When Jonathan Smith and his wife Melody first acquired a 110-year-old villa in Auckland, it was a spectre of its former glory, riddled with rot and pests after years of neglect. Today, more than 10 years on, it’s a warm family home and a taste of what’s to come for the villa typology in contemporary housing.
From the outset, Jonathan – Director of Auckland-based architecture practice Matter Architects – knew that the project would not be an easy one. Transforming the former state house and its backyard, which was “completely covered in ivy”, into a family home connected with the site and community was fraught with challenges, namely, a steep site. Still, it wasn’t all doom and gloom. “There was one beautiful Pohutakawa tree in the back garden that we fell in love with,” says Jonathan.

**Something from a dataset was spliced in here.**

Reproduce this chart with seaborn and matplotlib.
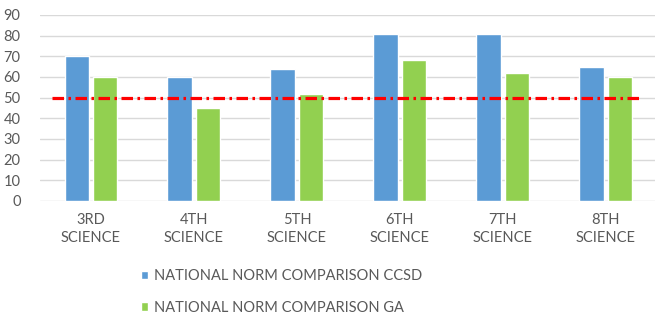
import numpy as np
import pandas as pd
import matplotlib.pyplot as plt
import seaborn as sns

# ---------- data ----------
grades = ["3RD\nSCIENCE", "4TH\nSCIENCE", "5TH\nSCIENCE",
          "6TH\nSCIENCE", "7TH\nSCIENCE", "8TH\nSCIENCE"]
ccsd = [70, 60, 64, 81, 81, 65]
ga = [60, 45, 52, 68, 62, 60]
series = ["NATIONAL NORM COMPARISON CCSD", "NATIONAL NORM COMPARISON GA"]
norm_line = 50
yticks = list(range(0, 91, 10))

df = pd.DataFrame({
    "grade": grades * 2,
    "score": ccsd + ga,
    "series": [series[0]] * len(grades) + [series[1]] * len(grades),
})

sns.set_style("white")
plt.rcParams["font.family"] = ["Lato", "DejaVu Sans"]

fig = plt.figure(figsize=(6.55, 3.14), dpi=100)
ax = fig.add_axes([40 / 655, 1 - 201 / 314, 615 / 655, 186 / 314])

sns.barplot(data=df, x="grade", y="score", hue="series",
            palette=["#5B9BD5", "#92D050"], width=0.55, gap=0.13,
            saturation=1, ax=ax, legend=True)

# reference norm line
ax.hlines(norm_line, -0.38, 5.32, colors="#FF0000", linewidth=2.3,
          linestyles=(0, (3.6, 1.4, 0.8, 1.4)), zorder=5)

ax.set_ylim(0, 90)
ax.set_xlim(-0.495, 5.476)
ax.set_yticks(yticks)
ax.yaxis.grid(True, color="#D9D9D9", linewidth=1)
ax.set_axisbelow(True)
for s in ax.spines.values():
    s.set_visible(False)
ax.tick_params(axis="both", length=0, labelsize=10.5, colors="#595959")
ax.tick_params(axis="x", pad=9)
ax.tick_params(axis="y", pad=14)
for lbl in ax.get_xticklabels():
    lbl.set_linespacing(1.35)
ax.set_xlabel("")
ax.set_ylabel("")

handles, labels = ax.get_legend_handles_labels()
ax.get_legend().remove()
fig.legend(handles, labels, loc="upper left", bbox_to_anchor=(128 / 655, 1 - 256 / 314),
           frameon=False, ncol=1, fontsize=10.5, handlelength=0.5, handleheight=0.5,
           handletextpad=0.35, labelspacing=1.2, labelcolor="#595959")

plt.savefig("out.png", dpi=100)
plt.close()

A careful balance between innovation and preservation lies at the heart of the project. “We also wanted to challenge the norm of how villas are currently renovated in New Zealand,” Jonathan explains. This desire is evident at every turn in the project, which remains faithful to the traditional villa form, while displaying a playful sense of innovation. At first glance, the original façade has been left intact to allow the rhythm of the leafy, residential Auckland streetscape to continue uninterrupted; on closer inspection, a two-car garage with stacker is concealed behind a dynamic façade, with weatherboards and joinery hinging open in a novel take on the garage door.
Elsewhere in the villa, the material palette relates directly to the existing building. Brick walls throughout the home reference the old retaining elements and the vernacular architecture of the surrounding neighbourhood, while timber planks line interior walls, evoking the horizontal lines of weatherboard. By scooping out the ground beneath the villa envelope, Matter Architects have expanded the home with minimal disturbance to its existing volume, with sturdy masonry walls allowing excavation to continue even in the throes of a “very wet autumn”.
At the rear of the home, a northern addition sees a multi-layered slatted cedar rain screen overlaid over shades of grey in a visual nod to the nearby Pohutakawa tree. Offset by chalky, pale concrete brick and paired with glass louvers, the rain screen affords privacy for both the occupants and their neighbours.
The Smiths, who have lived in the villa since March this year, are perfectly at home in the sun-drenched villa. “We keep finding new aspects of the home every week, and each season,” says Jonathan.